— begin Given material —
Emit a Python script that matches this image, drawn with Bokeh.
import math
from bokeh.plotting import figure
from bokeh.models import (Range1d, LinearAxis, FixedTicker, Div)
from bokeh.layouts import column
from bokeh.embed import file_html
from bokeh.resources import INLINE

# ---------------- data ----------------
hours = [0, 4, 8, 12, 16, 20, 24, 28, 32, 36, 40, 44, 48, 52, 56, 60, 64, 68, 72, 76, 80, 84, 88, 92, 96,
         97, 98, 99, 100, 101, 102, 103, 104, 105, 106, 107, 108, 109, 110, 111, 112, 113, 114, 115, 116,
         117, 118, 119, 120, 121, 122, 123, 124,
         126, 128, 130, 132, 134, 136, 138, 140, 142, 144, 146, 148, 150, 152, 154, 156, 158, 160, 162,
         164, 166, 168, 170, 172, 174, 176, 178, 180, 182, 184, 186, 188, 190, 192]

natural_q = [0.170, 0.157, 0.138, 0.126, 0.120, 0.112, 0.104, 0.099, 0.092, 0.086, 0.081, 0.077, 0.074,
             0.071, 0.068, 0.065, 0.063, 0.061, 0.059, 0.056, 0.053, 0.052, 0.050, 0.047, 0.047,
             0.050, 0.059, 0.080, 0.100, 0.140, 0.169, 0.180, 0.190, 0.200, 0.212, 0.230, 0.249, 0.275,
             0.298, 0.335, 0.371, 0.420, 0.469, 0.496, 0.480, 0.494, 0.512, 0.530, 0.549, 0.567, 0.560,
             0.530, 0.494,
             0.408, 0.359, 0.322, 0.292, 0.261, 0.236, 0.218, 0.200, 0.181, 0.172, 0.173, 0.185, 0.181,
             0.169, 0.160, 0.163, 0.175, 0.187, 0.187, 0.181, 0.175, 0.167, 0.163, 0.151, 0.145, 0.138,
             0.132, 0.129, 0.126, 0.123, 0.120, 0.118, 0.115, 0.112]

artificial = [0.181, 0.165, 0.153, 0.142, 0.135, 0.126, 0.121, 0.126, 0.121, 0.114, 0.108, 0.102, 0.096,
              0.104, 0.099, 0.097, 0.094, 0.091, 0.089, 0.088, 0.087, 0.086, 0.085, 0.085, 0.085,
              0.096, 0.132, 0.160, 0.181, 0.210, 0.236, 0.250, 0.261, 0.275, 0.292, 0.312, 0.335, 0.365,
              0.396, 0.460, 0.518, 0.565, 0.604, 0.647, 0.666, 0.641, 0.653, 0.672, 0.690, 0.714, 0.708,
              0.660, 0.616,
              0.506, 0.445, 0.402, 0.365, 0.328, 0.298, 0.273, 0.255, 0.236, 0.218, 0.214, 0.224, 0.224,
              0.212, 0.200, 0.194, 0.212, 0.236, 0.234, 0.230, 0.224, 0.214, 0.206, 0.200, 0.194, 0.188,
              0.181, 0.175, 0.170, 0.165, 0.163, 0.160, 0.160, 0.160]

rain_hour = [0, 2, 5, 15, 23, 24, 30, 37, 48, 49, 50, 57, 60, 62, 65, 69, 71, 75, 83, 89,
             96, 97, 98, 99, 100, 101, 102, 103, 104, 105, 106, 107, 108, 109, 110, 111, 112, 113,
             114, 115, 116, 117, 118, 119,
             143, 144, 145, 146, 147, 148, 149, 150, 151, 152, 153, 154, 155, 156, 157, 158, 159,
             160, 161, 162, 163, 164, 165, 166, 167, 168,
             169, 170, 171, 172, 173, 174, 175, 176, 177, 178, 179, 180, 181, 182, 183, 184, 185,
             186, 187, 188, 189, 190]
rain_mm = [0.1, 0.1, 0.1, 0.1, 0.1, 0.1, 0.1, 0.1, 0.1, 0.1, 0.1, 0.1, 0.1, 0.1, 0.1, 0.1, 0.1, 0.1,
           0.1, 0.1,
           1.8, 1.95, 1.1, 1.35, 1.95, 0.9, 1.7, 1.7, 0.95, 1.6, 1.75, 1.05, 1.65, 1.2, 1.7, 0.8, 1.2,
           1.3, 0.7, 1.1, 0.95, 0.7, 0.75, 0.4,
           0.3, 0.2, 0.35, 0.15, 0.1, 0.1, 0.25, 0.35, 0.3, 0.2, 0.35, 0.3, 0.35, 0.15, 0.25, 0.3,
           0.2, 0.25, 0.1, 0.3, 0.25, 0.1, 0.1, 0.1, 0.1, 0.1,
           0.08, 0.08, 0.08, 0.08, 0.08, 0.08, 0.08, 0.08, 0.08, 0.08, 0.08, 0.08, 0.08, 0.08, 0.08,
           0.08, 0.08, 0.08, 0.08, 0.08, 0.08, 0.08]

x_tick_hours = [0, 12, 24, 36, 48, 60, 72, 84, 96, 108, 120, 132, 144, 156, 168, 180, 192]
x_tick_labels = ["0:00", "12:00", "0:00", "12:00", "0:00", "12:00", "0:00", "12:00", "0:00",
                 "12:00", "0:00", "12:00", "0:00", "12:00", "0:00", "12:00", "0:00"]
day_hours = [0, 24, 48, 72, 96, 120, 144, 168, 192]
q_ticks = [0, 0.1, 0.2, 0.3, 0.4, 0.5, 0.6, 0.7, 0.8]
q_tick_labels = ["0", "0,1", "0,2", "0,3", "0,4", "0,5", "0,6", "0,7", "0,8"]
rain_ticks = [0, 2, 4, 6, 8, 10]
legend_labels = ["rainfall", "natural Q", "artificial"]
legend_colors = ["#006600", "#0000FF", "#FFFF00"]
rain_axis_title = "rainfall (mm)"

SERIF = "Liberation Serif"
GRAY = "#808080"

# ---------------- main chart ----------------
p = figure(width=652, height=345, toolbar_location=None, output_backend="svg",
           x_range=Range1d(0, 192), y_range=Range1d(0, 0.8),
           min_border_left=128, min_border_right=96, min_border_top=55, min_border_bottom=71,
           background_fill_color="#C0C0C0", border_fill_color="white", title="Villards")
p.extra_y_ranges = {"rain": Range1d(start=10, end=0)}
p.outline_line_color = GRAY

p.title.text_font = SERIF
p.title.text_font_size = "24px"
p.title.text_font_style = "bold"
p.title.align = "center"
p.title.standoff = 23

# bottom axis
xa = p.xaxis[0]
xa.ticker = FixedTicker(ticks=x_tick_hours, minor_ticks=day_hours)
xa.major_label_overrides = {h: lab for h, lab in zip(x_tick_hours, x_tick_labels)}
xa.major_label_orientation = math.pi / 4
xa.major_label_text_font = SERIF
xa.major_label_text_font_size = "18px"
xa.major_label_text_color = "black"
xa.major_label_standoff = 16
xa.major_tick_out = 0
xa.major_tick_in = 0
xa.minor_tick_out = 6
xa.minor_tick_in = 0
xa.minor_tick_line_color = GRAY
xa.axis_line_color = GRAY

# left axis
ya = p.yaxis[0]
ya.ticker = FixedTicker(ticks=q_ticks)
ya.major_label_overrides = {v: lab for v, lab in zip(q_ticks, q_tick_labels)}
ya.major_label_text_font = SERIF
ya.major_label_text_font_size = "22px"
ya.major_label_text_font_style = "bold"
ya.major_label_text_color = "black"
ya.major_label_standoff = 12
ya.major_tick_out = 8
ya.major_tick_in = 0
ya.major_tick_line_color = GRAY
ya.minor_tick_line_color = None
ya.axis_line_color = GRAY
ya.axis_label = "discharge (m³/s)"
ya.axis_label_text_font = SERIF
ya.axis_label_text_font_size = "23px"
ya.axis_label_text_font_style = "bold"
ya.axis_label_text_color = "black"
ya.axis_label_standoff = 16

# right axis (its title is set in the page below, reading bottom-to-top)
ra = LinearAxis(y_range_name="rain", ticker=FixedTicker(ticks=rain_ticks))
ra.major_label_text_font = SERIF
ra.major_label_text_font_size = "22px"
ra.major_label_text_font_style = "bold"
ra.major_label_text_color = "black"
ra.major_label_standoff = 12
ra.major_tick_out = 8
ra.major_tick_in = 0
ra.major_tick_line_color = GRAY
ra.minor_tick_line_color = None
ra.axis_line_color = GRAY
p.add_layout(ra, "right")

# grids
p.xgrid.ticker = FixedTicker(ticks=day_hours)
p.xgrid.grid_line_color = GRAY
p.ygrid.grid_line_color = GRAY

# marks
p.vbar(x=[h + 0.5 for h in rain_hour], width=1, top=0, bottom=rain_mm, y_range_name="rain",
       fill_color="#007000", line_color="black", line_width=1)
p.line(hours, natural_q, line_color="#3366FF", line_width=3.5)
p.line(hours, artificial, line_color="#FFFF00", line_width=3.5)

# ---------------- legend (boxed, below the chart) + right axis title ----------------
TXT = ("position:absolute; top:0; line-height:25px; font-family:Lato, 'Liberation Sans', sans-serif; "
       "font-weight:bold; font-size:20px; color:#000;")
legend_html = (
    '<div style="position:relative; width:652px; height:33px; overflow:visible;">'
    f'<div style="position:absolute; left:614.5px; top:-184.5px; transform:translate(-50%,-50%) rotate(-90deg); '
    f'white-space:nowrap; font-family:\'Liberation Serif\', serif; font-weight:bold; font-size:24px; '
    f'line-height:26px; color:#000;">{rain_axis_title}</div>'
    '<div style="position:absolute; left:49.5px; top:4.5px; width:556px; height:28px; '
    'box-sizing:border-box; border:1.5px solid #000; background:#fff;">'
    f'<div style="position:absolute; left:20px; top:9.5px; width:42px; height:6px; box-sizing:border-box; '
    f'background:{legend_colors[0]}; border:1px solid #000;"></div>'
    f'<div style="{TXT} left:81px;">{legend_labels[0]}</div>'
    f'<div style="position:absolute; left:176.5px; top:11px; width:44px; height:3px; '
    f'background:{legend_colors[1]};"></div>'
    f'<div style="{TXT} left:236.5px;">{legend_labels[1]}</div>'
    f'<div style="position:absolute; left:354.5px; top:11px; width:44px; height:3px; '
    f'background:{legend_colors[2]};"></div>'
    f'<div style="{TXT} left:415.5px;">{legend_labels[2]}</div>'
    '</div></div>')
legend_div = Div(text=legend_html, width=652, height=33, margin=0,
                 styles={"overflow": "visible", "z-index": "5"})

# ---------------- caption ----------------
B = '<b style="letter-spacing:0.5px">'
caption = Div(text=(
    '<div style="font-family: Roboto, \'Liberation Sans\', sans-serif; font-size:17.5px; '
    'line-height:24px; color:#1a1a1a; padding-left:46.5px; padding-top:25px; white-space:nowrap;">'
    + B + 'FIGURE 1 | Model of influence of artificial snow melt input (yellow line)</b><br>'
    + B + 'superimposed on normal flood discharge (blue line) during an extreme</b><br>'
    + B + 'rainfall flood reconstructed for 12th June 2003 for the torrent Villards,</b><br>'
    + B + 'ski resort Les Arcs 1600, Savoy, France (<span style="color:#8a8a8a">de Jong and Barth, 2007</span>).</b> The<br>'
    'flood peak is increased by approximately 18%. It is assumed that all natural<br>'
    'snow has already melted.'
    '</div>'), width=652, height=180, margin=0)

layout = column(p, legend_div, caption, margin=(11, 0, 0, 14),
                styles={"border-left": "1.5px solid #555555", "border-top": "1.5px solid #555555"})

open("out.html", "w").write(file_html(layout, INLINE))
— end Given material —
Set task: Print, please, the lines above from the very first through the one that holds "188, 190, 192]", both included, word for word and with nothing else.

Final result:
Emit a Python script that matches this image, drawn with Bokeh.
import math
from bokeh.plotting import figure
from bokeh.models import (Range1d, LinearAxis, FixedTicker, Div)
from bokeh.layouts import column
from bokeh.embed import file_html
from bokeh.resources import INLINE

# ---------------- data ----------------
hours = [0, 4, 8, 12, 16, 20, 24, 28, 32, 36, 40, 44, 48, 52, 56, 60, 64, 68, 72, 76, 80, 84, 88, 92, 96,
         97, 98, 99, 100, 101, 102, 103, 104, 105, 106, 107, 108, 109, 110, 111, 112, 113, 114, 115, 116,
         117, 118, 119, 120, 121, 122, 123, 124,
         126, 128, 130, 132, 134, 136, 138, 140, 142, 144, 146, 148, 150, 152, 154, 156, 158, 160, 162,
         164, 166, 168, 170, 172, 174, 176, 178, 180, 182, 184, 186, 188, 190, 192]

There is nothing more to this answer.